Ondine And The Water Nymphs: When Bath Foam, The Pre-Raphaelites And Easy Listening Collided


Back in the 1970s, you could see naked women everywhere. On book, magazine and record covers, and in advertising, nudity was common place. Take Ondine Bath Dew, a rather pretentiously named brand of bath foam that featured bare-breasted women on its advertising and packaging, and which produced the industry-only promotional record Music To Bathe By in 1975. This easy listening LP featured music by the likes of Tony Bennett, Johnny Cash, Vicki Carr, Aretha Franklin and Percy Faith, none of which had anything to do with bathing. Packaged in a gatefold sleeve full of promotional information, the album was released by CBS Special Products and is currently worth more or less nothing.

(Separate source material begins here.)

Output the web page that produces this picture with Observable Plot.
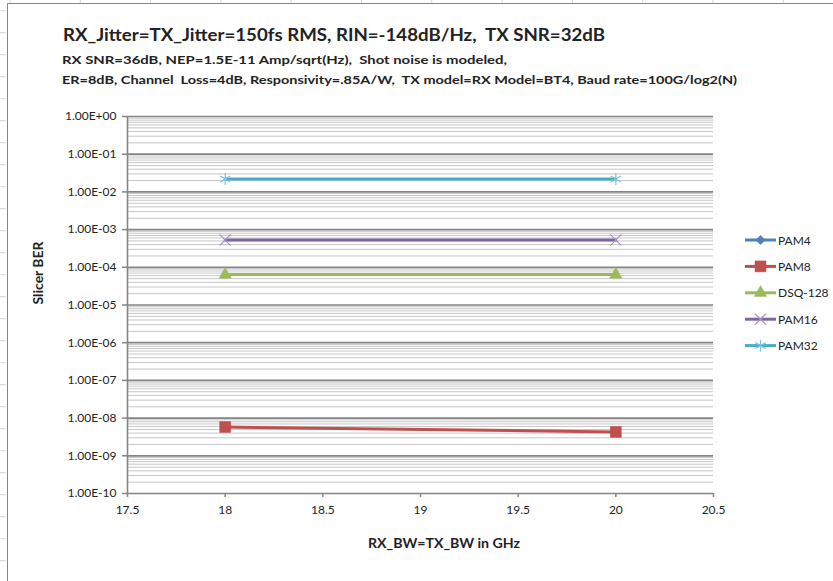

July 1975 ad from Cosmopolitan. Original image source here

Of course, naked women in an ad for bath foam is perhaps not an incongruous idea – few people bathe with their clothes on. But this image was more than just cheesecake. It’s actually based on the 1896 painting Hylas and the Nymphs, by the pre-Raphaelite inspired artist John William Waterhouse. And it’s an impressive recreation – even the models seem to resemble the women in the painting.


I suspect the days of bath foam packaging – or indeed, any promotional material – featuring photography inspired by classical nude paintings are long over. A pity. In any case, it didn’t seem to do much for Ondine Bath Dew’s sales, and the brand quickly vanished from the shelves.